I want to know whats the best linux distro to use as a server based on these requirements

Nice and stable 
Uses tried and true packages, no beta stuff
Has a solid release cycle 
Runs nice and tidy

Any other points of importance im missing?

Please give your advice


----------



## Wrigleyvillain (Jan 29, 2010)

http://www.linuxquestions.org/
http://www.linuxforums.org/


----------



## Disparia (Jan 29, 2010)

Since I know what you're after (web server), I'm a fan of CentOS + Jason Litka's Yum repo. I use it for most deployments at work and home, except for a Ubuntu box that the kids use.


----------



## Melcar (Jan 29, 2010)

CentOS as mentioned earlier.  The stable branch of Debian is good for server use as well, and fits your requirements (it's ancient and stable ).  You can pretty much use anything as long as it's not a rolling release distro.


----------



## [I.R.A]_FBi (Jan 29, 2010)

Guys over there think so as well


----------



## Thrackan (Jan 29, 2010)

I've used Debian and Ubuntu Server (which is basically Ubuntu with all the GUI stripped out).
Dunno what level of proficiency you have with Linux distro's, but I found those two rather easy to work with.


----------



## Wrigleyvillain (Jan 29, 2010)

Oh didn't know there was an Ubuntu server.

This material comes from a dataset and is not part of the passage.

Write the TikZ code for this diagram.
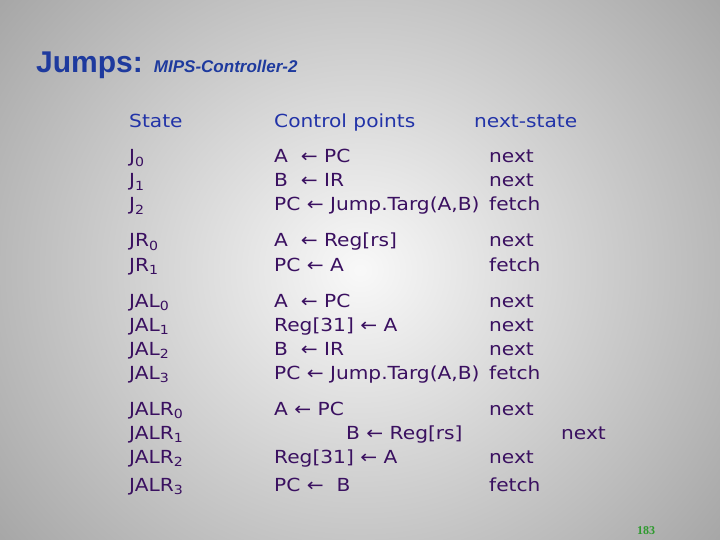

Ya that or CentOS is probably the way to go for this.


----------



## [I.R.A]_FBi (Jan 29, 2010)

thanks guys keep it coming


----------



## Zedicus (Jan 29, 2010)

debian. you can run stable and pull packages from testing if you need newer stuff...  i run debian on my server. (very high load, not a typical home server)


----------



## [I.R.A]_FBi (Jan 29, 2010)

thnks any more?


----------



## W1zzard (Jan 30, 2010)

centos + rpmforge repository


----------



## [I.R.A]_FBi (Jan 30, 2010)

rpmforge autoupdates centos is a bunch of packages am i correct? 

edit dos : both?


----------



## Melcar (Jan 30, 2010)

RPMforge is a third party repository that you can use to add to the software collection already made available by your distro.  Their library of packages is pretty extensive and updated rather frequently, so it's really a must have for anyone.


----------



## Hybrid_theory (Jan 30, 2010)

I like using fedora for my education and playing around with. I havent actually used it as a server. Though I have used RedHat which is the commercial version and its very popular among businesses.


----------



## W1zzard (Jan 30, 2010)

instead of using fedora, use centos, which has a longer maintenance cycle. with the rpmforge repository you have basically teh same packages on centos as on fedora

use 64 bit whenever posible, dont believe your host "there are some hardware issues", any recent system should work with 64 bit


----------



## [I.R.A]_FBi (Jan 30, 2010)

what ill have to do the next time i go to the location is to make sure the pc's are x64 compatible, as a matter of fact, full audit.


----------



## regexorcist (Feb 1, 2010)

Depending on the services you plan to run,
I might suggest a BSD variant


----------



## [I.R.A]_FBi (Feb 3, 2010)

think im rolling with cent os


----------